Zoo keeper training
Parts of the job are incredible and will leave you with once in a lifetime experiences that will make your grandkids eyes go wide with amazement when you recount them. Other parts of the job are tough and require a strong stomach and an either stronger will to complete. Just because you’re working with animals every day doesn’t mean you won’t face problems people have in most other jobs, such as co worker and management issues, short staffing, low budgets and stress.

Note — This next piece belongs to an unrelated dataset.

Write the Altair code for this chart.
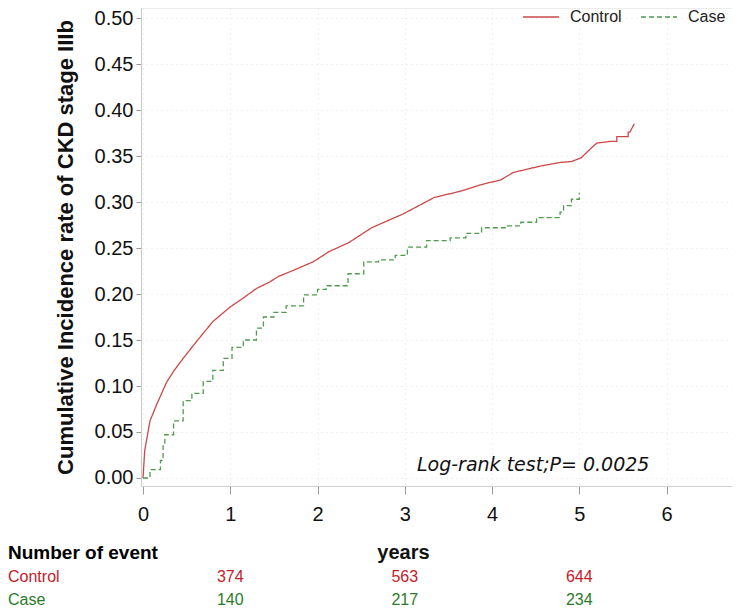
import altair as alt
import pandas as pd

# ---- data ----
ctrl_t = [0, 0.02, 0.08, 0.157, 0.27, 0.35, 0.46, 0.61, 0.8, 1.0, 1.14, 1.3, 1.45, 1.55, 1.73, 1.95,
          2.13, 2.36, 2.62, 2.98, 3.16, 3.34, 3.65, 3.88, 4.1, 4.24, 4.55, 4.78, 4.91, 5.02, 5.13,
          5.2, 5.36, 5.43, 5.43, 5.56, 5.56, 5.58, 5.63]
ctrl_v = [0, 0.03, 0.062, 0.08, 0.104, 0.116, 0.13, 0.148, 0.17, 0.186, 0.195, 0.206, 0.213, 0.219,
          0.226, 0.235, 0.246, 0.256, 0.272, 0.287, 0.296, 0.305, 0.312, 0.319, 0.324, 0.332, 0.339,
          0.343, 0.344, 0.348, 0.358, 0.364, 0.366, 0.366, 0.371, 0.371, 0.376, 0.376, 0.385]

case_t = [0, 0.08, 0.2, 0.23, 0.25, 0.35, 0.46, 0.56, 0.69, 0.8, 0.92, 1.02, 1.15, 1.3, 1.38, 1.5,
          1.64, 1.84, 2.0, 2.1, 2.35, 2.53, 2.7, 2.89, 3.03, 3.25, 3.52, 3.7, 3.88, 4.15, 4.33, 4.51,
          4.78, 4.82, 4.91, 5.0]
case_v = [0, 0.009, 0.019, 0.035, 0.047, 0.062, 0.084, 0.092, 0.105, 0.117, 0.13, 0.142, 0.15, 0.163,
          0.175, 0.18, 0.187, 0.199, 0.205, 0.209, 0.222, 0.235, 0.237, 0.242, 0.251, 0.258, 0.261,
          0.266, 0.272, 0.274, 0.278, 0.283, 0.289, 0.296, 0.303, 0.31]

series_names = ["Control", "Case"]
line_colors = ["#cc4848", "#4f9a4f"]
text_colors = ["#c4202a", "#2a7a2a"]

event_years = [1, 3, 5]
control_events = [374, 563, 644]
case_events = [140, 217, 234]

x_ticks = [0, 1, 2, 3, 4, 5, 6]
y_ticks = [0, 0.05, 0.10, 0.15, 0.20, 0.25, 0.30, 0.35, 0.40, 0.45, 0.50]

annot_text = ["Log-rank test;P= 0.0025"]
annot_t = [3.14]
annot_v = [0.014]

FONT = "Liberation Sans"

ctrl_df = pd.DataFrame({"t": ctrl_t, "v": ctrl_v, "series": "Control"})
case_df = pd.DataFrame({"t": case_t, "v": case_v, "series": "Case"})

xscale = alt.Scale(domain=[-0.023, 6.75], nice=False, zero=False)
yscale = alt.Scale(domain=[-0.0087, 0.5109], nice=False, zero=False)

leg = alt.Legend(orient="none", legendX=381, legendY=-10, direction="horizontal",
                 symbolType="stroke", symbolSize=1296, symbolStrokeWidth=1.5,
                 labelFontSize=16, labelFont=FONT, labelColor="#222",
                 labelOffset=10, columnPadding=16, padding=0)
color_enc = alt.Color("series:N", title=None,
                      scale=alt.Scale(domain=series_names, range=line_colors), legend=leg)
dash_enc = alt.StrokeDash("series:N", title=None,
                          scale=alt.Scale(domain=series_names, range=[[1, 0], [5, 3]]), legend=leg)

x_enc = alt.X("t:Q", scale=xscale,
              axis=alt.Axis(values=x_ticks, format="d", title="years", titleFont=FONT, titleFontSize=20,
                            titleFontWeight="bold", titleColor="#111", titleX=262, titleY=72,
                            titleBaseline="alphabetic", titleAnchor="start", titleAlign="center",
                            labelFont=FONT, labelFontSize=20, labelColor="#111", labelPadding=10,
                            tickSize=8, tickColor="#999", domainColor="#d0d0d0",
                            grid=True, gridColor="#e2e2e2", gridDash=[1, 4]))
y_enc = alt.Y("v:Q", scale=yscale,
              axis=alt.Axis(values=y_ticks, format=".2f",
                            title="Cumulative Incidence rate of CKD stage IIIb", titleFont=FONT,
                            titleFontSize=22, titleFontWeight="bold", titleColor="#111", titlePadding=17,
                            labelFont=FONT, labelFontSize=20, labelColor="#111", labelPadding=3,
                            tickSize=5, tickColor="#999", domainColor="#c8c8c8",
                            grid=True, gridColor="#e2e2e2", gridDash=[1, 4]))

ctrl_line = alt.Chart(ctrl_df).mark_line(strokeWidth=1.3).encode(
    x=x_enc, y=y_enc, color=color_enc, strokeDash=dash_enc)
case_line = alt.Chart(case_df).mark_line(strokeWidth=1.3, interpolate="step-after").encode(
    x=alt.X("t:Q", scale=xscale), y=alt.Y("v:Q", scale=yscale), color=color_enc, strokeDash=dash_enc)

annot_df = pd.DataFrame({"t": annot_t, "v": annot_v, "label": annot_text})
annot = alt.Chart(annot_df).mark_text(align="left", baseline="middle", font="DejaVu Sans",
                                       fontStyle="italic", fontSize=19, color="#111").encode(
    x=alt.X("t:Q", scale=xscale), y=alt.Y("v:Q", scale=yscale), text="label:N")

ev_ctrl = pd.DataFrame({"t": event_years, "n": control_events})
ev_case = pd.DataFrame({"t": event_years, "n": case_events})
ctrl_nums = alt.Chart(ev_ctrl).mark_text(font=FONT, fontSize=16, color=text_colors[0],
                                         baseline="middle").encode(
    x=alt.X("t:Q", scale=xscale), y=alt.value(569), text="n:Q")
case_nums = alt.Chart(ev_case).mark_text(font=FONT, fontSize=16, color=text_colors[1],
                                         baseline="middle").encode(
    x=alt.X("t:Q", scale=xscale), y=alt.value(592), text="n:Q")

hdr = alt.Chart(pd.DataFrame({"label": ["Number of event"]})).mark_text(
    font=FONT, fontSize=19, fontWeight="bold", color="#000", align="left", baseline="middle").encode(
    x=alt.value(-133), y=alt.value(545), text="label:N")
row_ctrl = alt.Chart(pd.DataFrame({"label": [series_names[0]]})).mark_text(
    font=FONT, fontSize=16, color=text_colors[0], align="left", baseline="middle").encode(
    x=alt.value(-133), y=alt.value(569), text="label:N")
row_case = alt.Chart(pd.DataFrame({"label": [series_names[1]]})).mark_text(
    font=FONT, fontSize=16, color=text_colors[1], align="left", baseline="middle").encode(
    x=alt.value(-133), y=alt.value(592), text="label:N")

chart = alt.layer(ctrl_line, case_line, annot, ctrl_nums, case_nums, hdr, row_ctrl, row_case).properties(
    width=591, height=478,
    autosize=alt.AutoSizeParams(type="none"),
    padding={"left": 133, "top": 0, "right": 0, "bottom": 122},
    background="white",
).configure_view(stroke="#ececec")

chart.save("out.html", embed_options={"renderer": "svg", "actions": False})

Despite its shortcomings, being a zookeeper can be one of the most rewarding and life changing experiences you can ever have and for the right person, the good far outweighs the bad. Picture sitting in a cubicle every morning listening to the hum of a water cooler and the clicking of keyboards in an otherwise silent office space, waiting for a coworker to say hi to you just so you can engage in a time wasting bout of useless small talk. Now picture putting your steel toe boots and uniform on, walking outside only to be greeted by the hooting of gibbons, the howling of wolves and the bellowing call of a donkey, all eagerly awaiting your arrival and their morning food. Now although I’m being slightly facetious and have never actually worked an office job a day in my life, the latter of those scenarios should sound much better then the former or you might as well stop reading this guide.
But you should also picture putting on heavy winter steel toes, trudging through the snow, being greeted with several feet of snow in-front of a gate you need to open in order to feed your animals. Feeling the cold slowly nip at your fingertips as you push a wheelbarrow full of food and water buckets across a field, due to the fact that your fancy automatic drinker has frozen for yet another winter. Still on board?